Viva Mexico !
Point n’est besoin de prendre le premier vol pour Mexico, la fiévreuse, pour découvrir l’extraordinaire vitalité de ses artistes au génie protéiforme et diablement inventif.
Sous la coupole du Grand Palais, tous les ténors sont là : Frida Kahlo et Diego Rivera bien sûr, mais aussi José Clemente Orozco, Angel Sarraga, et surtout cette cohorte d’artistes femmes (Tina Modotti, Lola Alvarez Bravo, Nahui Olin…) dont on mesure, grâce à cette splendide exposition, la dimension poétique et révolutionnaire.
L’on perçoit aussi combien le Mexique fut une terre de rêve et de sang, cristallisation de toutes les idéologies et de tous les fantasmes, qui devait tant fasciner des écrivains comme André Breton ou Antonin Artaud. » Je suis venu sur la terre du Mexique pour chercher les bases d’une culture magique qui peut encore jaillir des forces du sol indien », clamera ce dernier qui arrivera au Mexique en 1936 et y fera des rencontres capitales, dont l’artiste Maria Izquierdo, représentée dans l’exposition par un saisissant autoportrait.
Tout en assimilant les avant-gardes européennes (le symbolisme, le cubisme, le surréalisme…), les peintres mexicains n’ont en fait jamais cessé de tremper leurs pinceaux dans le vieux fonds précolombien, archaïque et tripal.
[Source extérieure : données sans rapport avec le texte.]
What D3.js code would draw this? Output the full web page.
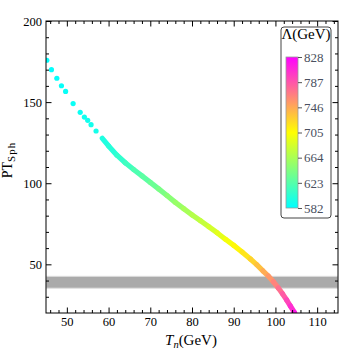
<!DOCTYPE html>
<html>
<head>
<meta charset="utf-8">
<script src="https://cdn.jsdelivr.net/npm/d3@7"></script>
<style>
  body { margin: 0; background: #fff; }
  svg { display: block; }
  text { font-family: "Liberation Serif", "Times New Roman", serif; }
</style>
</head>
<body>
<svg id="chart" width="360" height="355"></svg>
<script>
// sparse points at low T_n (separate dots)
const sparseTn = [45.2, 46.3, 47.6, 48.7, 49.7, 51.5, 53.2, 54.2, 55.0, 55.8, 57.0];
const sparsePt = [175.8, 170.0, 164.7, 160.1, 156.6, 149.1, 143.7, 140.8, 138.8, 136.1, 132.2];
const sparseLam = [582, 583, 584, 585, 586, 587, 588, 589, 590, 591, 592];

// dense part of the scan (looks continuous)
const trailTn = [58.5, 60, 62, 64, 66, 68, 70, 72, 74, 76, 78, 80, 82, 84, 86, 88, 90, 92, 94,
  95.5, 97, 98.3, 99.5, 100.7, 101.7, 102.7, 103.6, 104.5, 105.3];
const trailPt = [127.7, 123.0, 117.3, 112.6, 108.5, 104.5, 100.5, 96.5, 92.4, 88.2, 84.3, 80.5,
  76.9, 73.3, 69.5, 65.5, 61.7, 57.6, 53.3, 49.8, 46.0, 42.8, 39.3, 35.4, 31.8, 28.0, 24.3, 20.5, 16.5];
const trailLam = [595, 598, 603, 609, 616, 623, 630, 637, 645, 652, 659, 666, 673, 680, 688, 696,
  704, 713, 722, 730, 740, 750, 760, 770, 779, 789, 800, 812, 825];

// grey band
const bandLow = 35.3;
const bandHigh = 42.6;

const xTicks = [50, 60, 70, 80, 90, 100, 110];
const yTicks = [50, 100, 150, 200];
const lamTicks = [582, 623, 664, 705, 746, 787, 828];

const svg = d3.select('#chart');
const box = { left: 46, right: 338, top: 21, bottom: 313 };

let x = d3.scaleLinear().domain([45, 115]).range([box.left, box.right]);
let y = d3.scaleLinear().domain([20, 200]).range([box.bottom, box.top]);
let color = d3.scaleLinear().domain([582, 705, 828]).range(['#00ffff', '#ffff00', '#ff00ff']);

const defs = svg.append('defs');
defs.append('clipPath').attr('id', 'plotclip')
  .append('rect').attr('x', box.left).attr('y', box.top)
  .attr('width', box.right - box.left).attr('height', box.bottom - box.top);

const plot = svg.append('g').attr('clip-path', 'url(#plotclip)');

// band
plot.append('rect')
  .attr('x', box.left)
  .attr('width', box.right - box.left)
  .attr('y', y(bandHigh))
  .attr('height', y(bandLow) - y(bandHigh))
  .attr('fill', '#aaaaaa')
  .attr('stroke', '#dcdcdc')
  .attr('stroke-width', 1);

// dense trail, one segment per pair of points
let trail = trailTn.map((t, i) => ({ t: t, p: trailPt[i], l: trailLam[i] }));
let line = d3.line().x((d) => x(d.t)).y((d) => y(d.p));
for (let i = 0; i < trail.length - 1; i++) {
  plot.append('path')
    .attr('d', line([trail[i], trail[i + 1]]))
    .attr('stroke', color((trail[i].l + trail[i + 1].l) / 2))
    .attr('stroke-width', 5.2)
    .attr('stroke-linecap', 'round')
    .attr('fill', 'none');
}

// sparse dots
plot.selectAll('circle.dot')
  .data(sparseTn.map((t, i) => ({ t: t, p: sparsePt[i], l: sparseLam[i] })))
  .join('circle')
  .attr('class', 'dot')
  .attr('cx', (d) => x(d.t))
  .attr('cy', (d) => y(d.p))
  .attr('r', 2.6)
  .attr('fill', (d) => color(d.l));

// frame
svg.append('rect')
  .attr('x', box.left).attr('y', box.top)
  .attr('width', box.right - box.left).attr('height', box.bottom - box.top)
  .attr('fill', 'none').attr('stroke', '#000').attr('stroke-width', 1);

// axes: ticks point inward, minor ticks separately
const xMinor = d3.range(46, 115, 2).filter((v) => v % 10 !== 0);
const yMinor = d3.range(30, 200, 10).filter((v) => v % 50 !== 0);

function addAxis(axisFn, scale, major, minor, transform, labels) {
  let g = svg.append('g').attr('transform', transform);
  g.call(axisFn(scale).tickValues(major).tickSize(-5.5).tickPadding(4)
    .tickFormat(labels ? d3.format('d') : ''));
  g.select('.domain').remove();
  g.selectAll('text').attr('font-size', 12.5).attr('fill', '#000');
  let m = svg.append('g').attr('transform', transform);
  m.call(axisFn(scale).tickValues(minor).tickSize(-3).tickFormat(''));
  m.select('.domain').remove();
}

addAxis(d3.axisBottom, x, xTicks, xMinor, `translate(0,${box.bottom})`, true);
addAxis(d3.axisTop, x, xTicks, xMinor, `translate(0,${box.top})`, false);
addAxis(d3.axisLeft, y, yTicks, yMinor, `translate(${box.left},0)`, true);
addAxis(d3.axisRight, y, yTicks, yMinor, `translate(${box.right},0)`, false);

// axis labels
let xl = svg.append('text').attr('x', 191).attr('y', 345).attr('text-anchor', 'middle')
  .attr('font-size', 15);
xl.append('tspan').attr('font-style', 'italic').text('T');
xl.append('tspan').attr('font-style', 'italic').attr('font-size', 10.5).attr('dy', 3).text('n');
xl.append('tspan').attr('dy', -3).text('(GeV)');

let yl = svg.append('text').attr('transform', 'translate(12,160) rotate(-90)')
  .attr('text-anchor', 'middle').attr('font-size', 14);
yl.append('tspan').text('PT');
yl.append('tspan').attr('font-size', 11).attr('dy', 3).attr('letter-spacing', 1).text('Sph');

// legend
const lg = svg.append('g');
lg.append('rect')
  .attr('x', 281).attr('y', 27).attr('width', 50).attr('height', 191)
  .attr('rx', 3)
  .attr('fill', '#fff').attr('stroke', '#444').attr('stroke-width', 1);
lg.append('text').attr('x', 306).attr('y', 39).attr('text-anchor', 'middle')
  .attr('font-size', 15).text('Λ(GeV)');

let cb = d3.scaleLinear().domain([582, 828]).range([208, 57]);
let grad = defs.append('linearGradient').attr('id', 'lamgrad')
  .attr('x1', 0).attr('y1', 1).attr('x2', 0).attr('y2', 0);
[582, 705, 828].forEach((v) => {
  grad.append('stop').attr('offset', (v - 582) / (828 - 582)).attr('stop-color', color(v));
});
lg.append('rect')
  .attr('x', 286).attr('y', cb(828)).attr('width', 12).attr('height', cb(582) - cb(828))
  .attr('fill', 'url(#lamgrad)').attr('stroke', '#999').attr('stroke-width', 0.8);

let cbAxis = lg.append('g').attr('transform', 'translate(298,0)')
  .call(d3.axisRight(cb).tickValues(lamTicks).tickSize(4).tickPadding(2));
cbAxis.select('.domain').remove();
cbAxis.selectAll('line').attr('stroke', '#555');
cbAxis.selectAll('text').attr('font-size', 13).attr('fill', '#4a5060');
</script>
</body>
</html>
En témoignent ces portraits hiératiques d’Indiennes et d’Indiens comme surgis d’une fresque de Teotihuacan et ces natures mortes qui traduisent à merveille la luxuriance d’une terre nourricière fécondée par les dieux…
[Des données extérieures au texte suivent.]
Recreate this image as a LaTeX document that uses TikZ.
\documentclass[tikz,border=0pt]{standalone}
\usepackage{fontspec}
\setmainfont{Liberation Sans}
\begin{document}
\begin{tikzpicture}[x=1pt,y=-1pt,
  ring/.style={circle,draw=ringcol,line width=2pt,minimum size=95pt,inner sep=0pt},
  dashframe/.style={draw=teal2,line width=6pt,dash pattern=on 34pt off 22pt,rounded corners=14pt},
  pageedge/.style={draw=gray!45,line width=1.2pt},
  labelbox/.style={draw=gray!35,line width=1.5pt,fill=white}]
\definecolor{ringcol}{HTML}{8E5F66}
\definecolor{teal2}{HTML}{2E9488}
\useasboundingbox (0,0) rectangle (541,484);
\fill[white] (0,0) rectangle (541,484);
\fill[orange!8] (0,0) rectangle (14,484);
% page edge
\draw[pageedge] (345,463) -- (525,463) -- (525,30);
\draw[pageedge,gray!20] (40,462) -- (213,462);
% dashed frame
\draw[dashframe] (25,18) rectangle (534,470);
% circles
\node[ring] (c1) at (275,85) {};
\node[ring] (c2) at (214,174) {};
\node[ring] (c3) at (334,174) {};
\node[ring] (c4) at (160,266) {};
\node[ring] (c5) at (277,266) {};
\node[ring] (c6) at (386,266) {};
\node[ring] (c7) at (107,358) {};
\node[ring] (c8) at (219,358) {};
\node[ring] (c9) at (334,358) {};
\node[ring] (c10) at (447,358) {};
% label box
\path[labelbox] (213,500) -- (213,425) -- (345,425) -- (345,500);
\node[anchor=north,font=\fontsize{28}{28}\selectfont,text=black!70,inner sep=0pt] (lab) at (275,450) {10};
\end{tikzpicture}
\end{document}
Parmi les chocs esthétiques et les découvertes de cette passionnante exposition, mon oeil s’est ainsi attardé longuement sur cette très belle Indienne d’Oaxaca peinte par Ramon Cano Manilla, sauvage et primordiale tout à la fois, sur cette composition onirique de Diego Rivera magnifiant d’un pinceau fluide la rivière Juchitan, et sur les poignants clichés de Manuel Alvarez Bravo d’une dignité implacable.
Seul regret, on eût aimé que quelques artistes contemporains aient trouvé leur place dans cette fresque haute en couleurs. La confrontation avec leurs aînés aurait provoqué de salutaires pistes de réflexion… Édité par la réunion des musées nationaux, le catalogue offre en revanche une passionnante synthèse sur les courants artistiques nés au Mexique dans la première moitié du XX siècle.
Mexique 1900-1950
Diego Rivera, Frida Kahlo, José Clemente Orozco et les avant-gardes, Grand Palais, Paris, Jusqu’au 23 janvier 2017.